The updates to the coefficients during each step will depend on the ranges of each feature. Also, the regularization term will be affected heavily by large feature values.
SGD may converge without data normalization, but that is subjective to the data at hand. Therefore, your assumption is not correct.
Your assumption is not correct.
It's hard to answer this, because there are so many different methods/environments but i will try to mention some points.
Normalization
When some method is not scale-invariant (i think every linear-regression is not) you really should normalize your data
I take it that you are just ignoring this because of debugging / analyzing
Normalizing your data is not only relevant for convergence-time, the results will differ too (think about the effect within the loss-function; big values might effect in much more loss to small ones)!
Convergence
There is probably much to tell about convergence of many methods on normalized/non-normalized data, but your case is special:
SGD's convergence theory only guarantees convergence to some local-minimum (= global-minimum in your convex-opt problem) for some chosings of hyper-parameters (learning-rate and learning-schedule/decay)
Even optimizing normalized data can fail with SGD when those params are bad!
This is one of the most important downsides of SGD; dependence on hyper-parameters
As SGD is based on gradients and step-sizes, non-normalized data has a possibly huge effect on not achieving this convergence!
In order for sgd to converge in linear regression the step size should be smaller than 2/s where s is the largest singular value of the matrix (see the Convergence and stability in the mean section in https://en.m.wikipedia.org/wiki/Least_mean_squares_filter), in the case of ridge regression it should be less than 2*(1+p/s^2)/s where p is the ridge penalty.
Normalizing rows of the matrix (or gradients) changes the loss function to give each sample an equal weight and it changes the singular values of the matrix such that you can choose a step size near 1 (see the NLMS section in https://en.m.wikipedia.org/wiki/Least_mean_squares_filter).
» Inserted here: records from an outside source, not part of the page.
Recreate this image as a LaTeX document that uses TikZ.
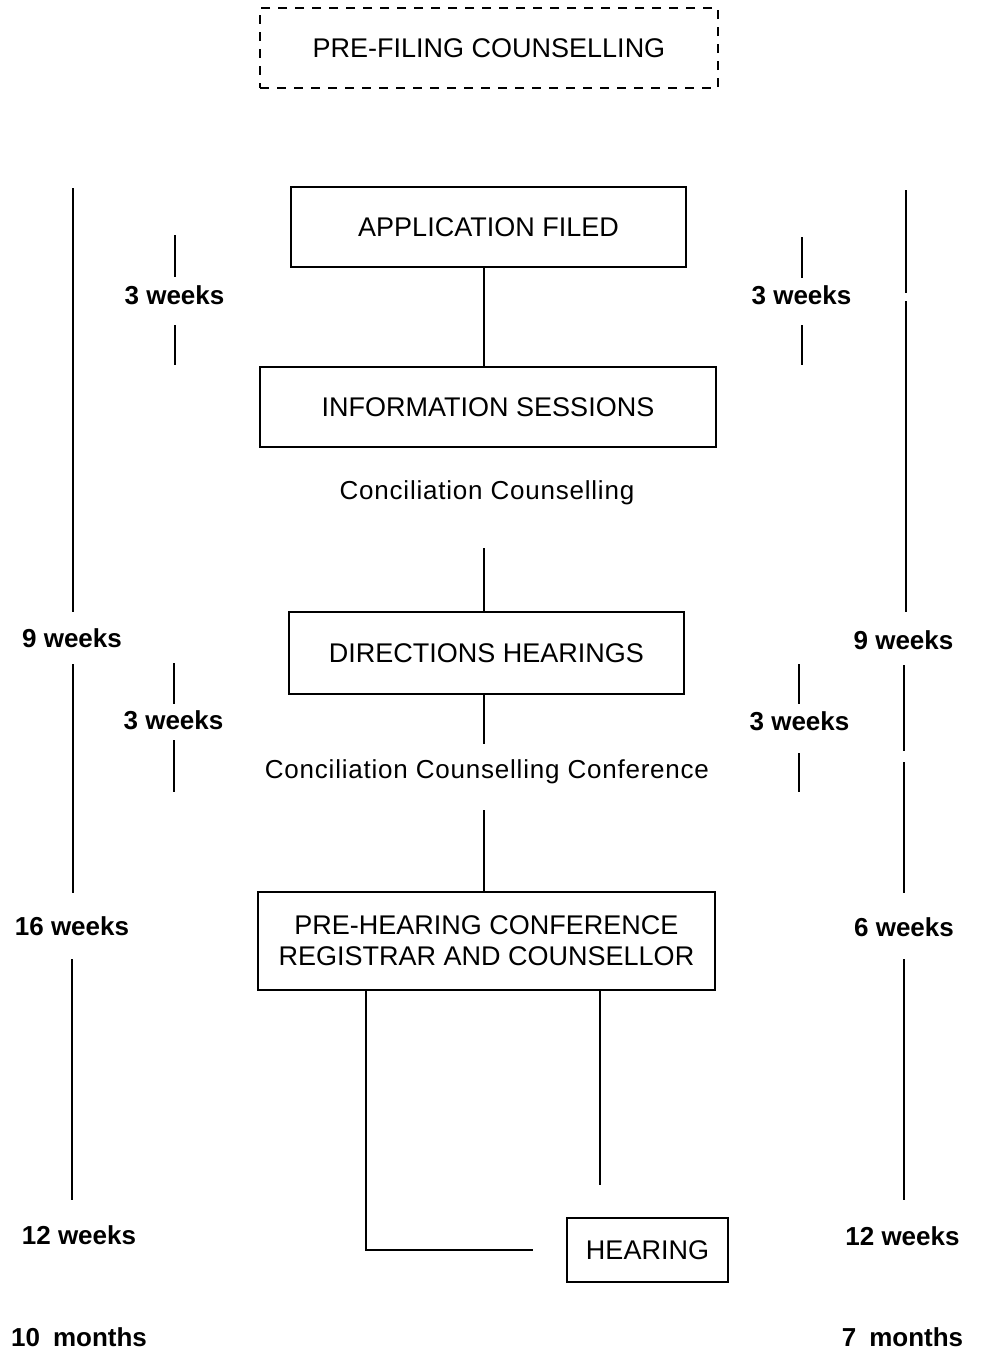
\documentclass[tikz,border=0pt]{standalone}
\usepackage{fontspec}
\setmainfont{Liberation Sans}
\newfontfamily\spacedfont[LetterSpace=3]{Liberation Sans}
\begin{document}
\begin{tikzpicture}[x=1pt,y=-1pt,
  box/.style={draw,line width=1.4pt,inner sep=0pt,align=center,font=\fontsize{27}{31}\selectfont},
  lbl/.style={inner sep=0pt,font=\spacedfont\fontsize{26}{31}\selectfont},
  wk/.style={inner sep=0pt,font=\fontsize{26}{31}\selectfont\bfseries},
  ln/.style={line width=1.4pt}]
\useasboundingbox (0,0) rectangle (981,1353);
% boxes
\node[box,dashed,dash pattern=on 9pt off 8pt,minimum width=458pt,minimum height=80pt] (pre0) at (489,48) {PRE-FILING COUNSELLING};
\node[box,minimum width=395pt,minimum height=80pt] (app) at (488.5,227) {APPLICATION FILED};
\node[box,minimum width=456pt,minimum height=80pt] (info) at (488,407) {INFORMATION SESSIONS};
\node[lbl] (cc) at (487,493) {Conciliation Counselling};
\node[box,minimum width=395pt,minimum height=82pt] (dir) at (486.5,653) {DIRECTIONS HEARINGS};
\node[lbl] (ccc) at (487,772) {Conciliation Counselling Conference};
\node[box,minimum width=457pt,minimum height=98pt,font=\fontsize{27}{31}\selectfont] (pre) at (486.5,941) {PRE-HEARING CONFERENCE\\REGISTRAR AND COUNSELLOR};
\node[box,minimum width=161pt,minimum height=64pt] (hear) at (647.5,1250) {HEARING};
% central connectors
\coordinate (a1) at (484,267);
\coordinate (a2) at (484,367);
\draw[ln] (a1) -- (a2);
\coordinate (b1) at (484,548);
\coordinate (b2) at (484,612);
\draw[ln] (b1) -- (b2);
\coordinate (c1) at (484,694);
\coordinate (c2) at (484,744);
\draw[ln] (c1) -- (c2);
\coordinate (d1) at (484,810);
\coordinate (d2) at (484,892);
\draw[ln] (d1) -- (d2);
\coordinate (e1) at (366,990);
\coordinate (e2) at (366,1250);
\coordinate (e3) at (533,1250);
\draw[ln] (e1) -- (e2) -- (e3);
\coordinate (f1) at (600,990);
\coordinate (f2) at (600,1185);
\draw[ln] (f1) -- (f2);
% left labels
\node[wk] (l3a) at (174.5,295) {3 weeks};
\node[wk] (l9) at (72,638) {9 weeks};
\node[wk] (l3b) at (173.5,720) {3 weeks};
\node[wk] (l16) at (72,926) {16 weeks};
\node[wk] (l12) at (79,1235) {12 weeks};
\node[wk] (l10) at (79,1337) {10\hspace{13pt}months};
% right labels
\node[wk] (r3a) at (801.5,295) {3 weeks};
\node[wk] (r9) at (903.5,640) {9 weeks};
\node[wk] (r3b) at (799.5,721) {3 weeks};
\node[wk] (r6) at (904,927) {6 weeks};
\node[wk] (r12) at (902.5,1236) {12 weeks};
\node[wk] (r7) at (902.5,1337) {7\hspace{13pt}months};
% left timeline
\coordinate (L1) at (73,188); \coordinate (L2) at (73,612);
\coordinate (L3) at (73,664); \coordinate (L4) at (73,893);
\coordinate (L5) at (72,959); \coordinate (L6) at (72,1200);
\draw[ln] (L1) -- (L2);
\draw[ln] (L3) -- (L4);
\draw[ln] (L5) -- (L6);
\coordinate (la1) at (175,235); \coordinate (la2) at (175,277);
\coordinate (la3) at (175,325); \coordinate (la4) at (175,365);
\draw[ln] (la1) -- (la2);
\draw[ln] (la3) -- (la4);
\coordinate (lb1) at (174,663); \coordinate (lb2) at (174,704);
\coordinate (lb3) at (174,740); \coordinate (lb4) at (174,792);
\draw[ln] (lb1) -- (lb2);
\draw[ln] (lb3) -- (lb4);
% right timeline
\coordinate (R1) at (906,190); \coordinate (R2) at (906,293);
\coordinate (R3) at (906,301); \coordinate (R4) at (906,612);
\coordinate (R5) at (904,665); \coordinate (R6) at (904,751);
\coordinate (R7) at (904,762); \coordinate (R8) at (904,893);
\coordinate (R9) at (904,959); \coordinate (R10) at (904,1200);
\draw[ln] (R1) -- (R2);
\draw[ln] (R3) -- (R4);
\draw[ln] (R5) -- (R6);
\draw[ln] (R7) -- (R8);
\draw[ln] (R9) -- (R10);
\coordinate (ra1) at (802,237); \coordinate (ra2) at (802,278);
\coordinate (ra3) at (802,325); \coordinate (ra4) at (802,365);
\draw[ln] (ra1) -- (ra2);
\draw[ln] (ra3) -- (ra4);
\coordinate (rb1) at (799,664); \coordinate (rb2) at (799,704);
\coordinate (rb3) at (799,753); \coordinate (rb4) at (799,792);
\draw[ln] (rb1) -- (rb2);
\draw[ln] (rb3) -- (rb4);
\end{tikzpicture}
\end{document}
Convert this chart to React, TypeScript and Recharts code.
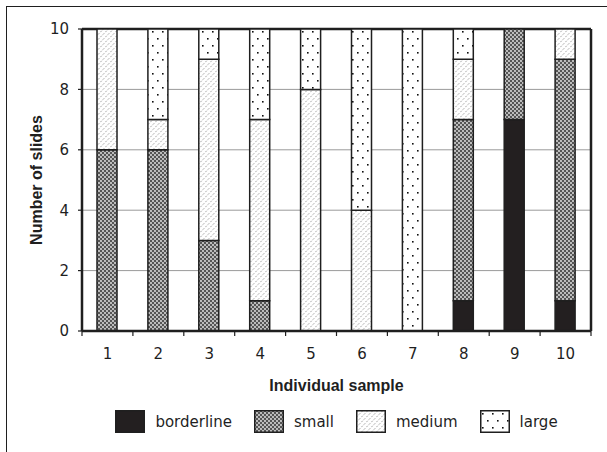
import React from "react";
import { BarChart, Bar, XAxis, YAxis, CartesianGrid, Label } from "recharts";

const samples = ["1", "2", "3", "4", "5", "6", "7", "8", "9", "10"];
const borderline = [0, 0, 0, 0, 0, 0, 0, 1, 7, 1];
const small = [6, 6, 3, 1, 0, 0, 0, 6, 3, 8];
const medium = [4, 1, 6, 6, 8, 4, 0, 2, 0, 1];
const large = [0, 3, 1, 3, 2, 6, 10, 1, 0, 0];
const yTicks = [0, 2, 4, 6, 8, 10];

const data = samples.map((s, i) => ({
  sample: s,
  borderline: borderline[i],
  small: small[i],
  medium: medium[i],
  large: large[i],
}));

const SERIES = [
  { key: "borderline", fill: "solid" },
  { key: "small", fill: "small" },
  { key: "medium", fill: "medium" },
  { key: "large", fill: "large" },
];

const INK = "#1f1f1f";
const FONT = "'DejaVu Sans', sans-serif";
const BOLD = "'Liberation Sans', Arial, sans-serif";

const fillFor = (f: string, prefix: string) => (f === "solid" ? "#231f20" : `url(#${prefix}-${f})`);

// hatch fills that stand in for the printed halftones
function Patterns({ prefix }: { prefix: string }) {
  return (
    <defs>
      <pattern id={`${prefix}-small`} width={4} height={4} patternUnits="userSpaceOnUse">
        <rect width={4} height={4} fill="#555" />
        <circle cx={1} cy={1} r={0.9} fill="#eee" />
        <circle cx={3} cy={3} r={0.9} fill="#eee" />
      </pattern>
      <pattern id={`${prefix}-medium`} width={5} height={5} patternUnits="userSpaceOnUse">
        <rect width={5} height={5} fill="#fff" />
        <path d="M0.3 2.2 L1.8 0.7 M2.8 4.7 L4.3 3.2" stroke="#9a9a9a" strokeWidth={0.9} />
      </pattern>
      <pattern id={`${prefix}-large`} width={10} height={14} patternUnits="userSpaceOnUse">
        <rect width={10} height={14} fill="#fff" />
        <rect x={2} y={3} width={1.6} height={1.6} fill="#111" />
        <rect x={7} y={10} width={1.6} height={1.6} fill="#111" />
      </pattern>
    </defs>
  );
}

const XTick = (props: any) => {
  const { x, y, payload, index, visibleTicksCount } = props;
  const half = payload && payload.offset ? payload.offset : 25.45;
  const axisY = y - 17;
  return (
    <g>
      <line x1={x - half} x2={x - half} y1={axisY} y2={axisY + 5} stroke={INK} strokeWidth={1.2} />
      {index === visibleTicksCount - 1 && (
        <line x1={x + half} x2={x + half} y1={axisY} y2={axisY + 5} stroke={INK} strokeWidth={1.2} />
      )}
      <text x={x} y={y} dy="0.72em" textAnchor="middle" fontSize={15} fontFamily={FONT} fill={INK}>
        {payload.value}
      </text>
    </g>
  );
};

const YTitle = (props: any) => {
  const vb = props.viewBox || { x: 0, y: 29, width: 82, height: 302 };
  const cx = vb.x + 36;
  const cy = vb.y + vb.height / 2;
  return (
    <text
      x={cx}
      y={cy}
      transform={`rotate(-90 ${cx} ${cy})`}
      textAnchor="middle"
      dominantBaseline="central"
      fontSize={16}
      fontWeight="bold"
      fontFamily={BOLD}
      fill={INK}
    >
      Number of slides
    </text>
  );
};

function LegendBox() {
  return (
    <div
      style={{
        position: "absolute",
        top: 410,
        left: 82,
        width: 509,
        display: "flex",
        justifyContent: "center",
        alignItems: "center",
        fontFamily: FONT,
        fontSize: 15,
        color: INK,
      }}
    >
      {SERIES.map((s, i) => (
        <div key={s.key} style={{ display: "flex", alignItems: "center", marginLeft: i === 0 ? 0 : 22 }}>
          <svg width={30} height={23} style={{ display: "block" }}>
            <Patterns prefix={`lg${i}`} />
            <rect x={0.75} y={0.75} width={28.5} height={21.5} fill={fillFor(s.fill, `lg${i}`)} stroke={INK} strokeWidth={1.5} />
          </svg>
          <span style={{ marginLeft: 10 }}>{s.key}</span>
        </div>
      ))}
    </div>
  );
}

export default function App() {
  return (
    <div style={{ position: "absolute", left: 0, top: 0, width: 607, height: 452, background: "#fff" }}>
      {/* frame, only top and left edges survive the crop */}
      <div
        style={{
          position: "absolute",
          left: 6,
          top: 6,
          right: 0,
          bottom: 0,
          borderTop: `1.5px solid ${INK}`,
          borderLeft: `1.5px solid ${INK}`,
        }}
      />
      <div style={{ position: "absolute", left: 0, top: 0 }}>
        <BarChart width={607} height={452} data={data} margin={{ top: 29, right: 16, left: 0, bottom: 59 }} barSize={20}>
          <Patterns prefix="pt" />
          <CartesianGrid vertical={false} stroke="#9a9a9a" strokeWidth={1} />
          {/* plot frame: top and right edges */}
          <CartesianGrid
            stroke={INK}
            strokeWidth={2.5}
            horizontalCoordinatesGenerator={({ offset }: any) => [offset.top]}
            verticalCoordinatesGenerator={({ offset }: any) => [offset.left + offset.width]}
          />
          <XAxis
            dataKey="sample"
            height={62}
            tick={<XTick />}
            tickLine={false}
            tickSize={4}
            tickMargin={13}
            interval={0}
            axisLine={{ stroke: INK, strokeWidth: 2.5 }}
          >
            <Label
              value="Individual sample"
              position="insideBottom"
              offset={2}
              style={{ fontSize: 16, fontWeight: "bold", fontFamily: BOLD, fill: INK }}
            />
          </XAxis>
          <YAxis
            width={82}
            domain={[0, 10]}
            ticks={yTicks}
            tickSize={4}
            tickMargin={9}
            tick={{ fontSize: 15, fontFamily: FONT, fill: INK }}
            tickLine={{ stroke: INK, strokeWidth: 1.2 }}
            axisLine={{ stroke: INK, strokeWidth: 2.5 }}
          >
            <Label content={<YTitle />} />
          </YAxis>
          {SERIES.map((s) => (
            <Bar
              key={s.key}
              dataKey={s.key}
              stackId="a"
              fill={fillFor(s.fill, "pt")}
              stroke={INK}
              strokeWidth={1.5}
              isAnimationActive={false}
            />
          ))}
        </BarChart>
      </div>
      <LegendBox />
    </div>
  );
}
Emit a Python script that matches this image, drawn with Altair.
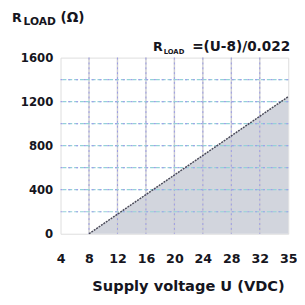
import altair as alt
import pandas as pd

# data
voltage = [8, 36]          # U (VDC); right edge of the chart
r_load = [0, 1245]         # R_LOAD (Ohm)
x_ticks = [4, 8, 12, 16, 20, 24, 28, 32, 36]
last_label = "35"
y_ticks = [0, 400, 800, 1200, 1600]
x_grid = [8, 12, 16, 20, 24, 28, 32]
y_grid = [200, 400, 600, 800, 1000, 1200, 1400]

df = pd.DataFrame({"U": voltage, "R": r_load})
xg = pd.DataFrame({"U": x_grid})
yg = pd.DataFrame({"R": y_grid})

label_expr = f"datum.value == {x_ticks[-1]} ? '{last_label}' : datum.label"

FONT = "DejaVu Sans"
TXT = "#151520"

xs = alt.Scale(domain=[4, 36], nice=False, zero=False)
ys = alt.Scale(domain=[0, 1600], nice=False)

x_enc = alt.X("U:Q", scale=xs,
              axis=alt.Axis(values=x_ticks, tickCount=len(x_ticks) * 2, labelExpr=label_expr,
                            title="Supply voltage U (VDC)",
                            titleFontSize=15, titleFont=FONT, titleColor=TXT, titleFontWeight="bold",
                            titlePadding=13, titleX=131,
                            labelFontSize=13, labelFont=FONT, labelColor=TXT, labelPadding=20,
                            labelFontWeight="bold", labelOverlap=False, labelBound=False,
                            ticks=False, domain=False, grid=False, labelFlush=False))
y_enc = alt.Y("R:Q", scale=ys,
              axis=alt.Axis(values=y_ticks, tickCount=len(y_ticks) * 2, title=None,
                            labelFontSize=12, labelFont=FONT, labelColor=TXT, labelFontWeight="bold",
                            labelPadding=8, ticks=False, domain=False, grid=False, labelOverlap=False,
                            format="d"))

area = alt.Chart(df).mark_area(color="#d2d5dd", opacity=1).encode(x=x_enc, y=y_enc)

vgray = alt.Chart(xg).mark_rule(color="#cfcfd2", strokeWidth=1.5).encode(x=alt.X("U:Q", scale=xs))
vblue = alt.Chart(xg).mark_rule(color="#9a9ae6", strokeWidth=1, strokeDash=[2, 3]).encode(x=alt.X("U:Q", scale=xs))
hteal = alt.Chart(yg).mark_rule(color="#94d2d8", strokeWidth=1.2, strokeDash=[4, 2]).encode(y=alt.Y("R:Q", scale=ys))
hblue = alt.Chart(yg).mark_rule(color="#a0a0ea", strokeWidth=1.2, strokeDash=[2, 6]).encode(y=alt.Y("R:Q", scale=ys))

line = alt.Chart(df).mark_line(color="#4a4a58", strokeWidth=1.5, strokeDash=[2, 1]).encode(x="U:Q", y="R:Q")


def txt(s, size, x, y, align="left"):
    return alt.Chart(pd.DataFrame({"t": [s]})).mark_text(
        font=FONT, fontSize=size, fontWeight="bold", color=TXT, align=align, baseline="alphabetic"
    ).encode(text="t:N", x=alt.value(x), y=alt.value(y))


labels = [
    txt("R", 13, -50, -37),
    txt("LOAD", 11, -38, -34),
    txt("(Ω)", 14, 0, -37),
    txt("R", 13, 95, -7),
    txt("LOAD", 7, 106, -4),
    txt("=(U-8)/0.022", 14, 236, -7, align="right"),
]

chart = alt.layer(area, vgray, vblue, hteal, hblue, line, *labels).properties(
    width=234, height=181,
    autosize=alt.AutoSizeParams(type="none"),
    padding={"left": 54, "top": 47, "right": 9, "bottom": 60},
).configure_view(stroke="#c4c4c8", strokeWidth=1.5).configure(background="white")

chart.save("out.html", embed_options={"renderer": "svg", "actions": False})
Depending on your data it might require smaller step sizes or allow for larger step sizes. It all depends on whether or not the normalization increases or deacreses the largest singular value of the matrix.
Note that when deciding whether or not to normalize the rows you shouldn't just think about the convergence rate (which is determined by the ratio between the largest and smallest singular values) or stability in the mean, but also about how it changes the loss function and whether or not it fits your needs because of that, sometimes it makes sense to normalize but sometimes (for example when you want to give different importance for different samples or when you think that a larger energy for the signal means better snr) it doesn't make sense to normalize.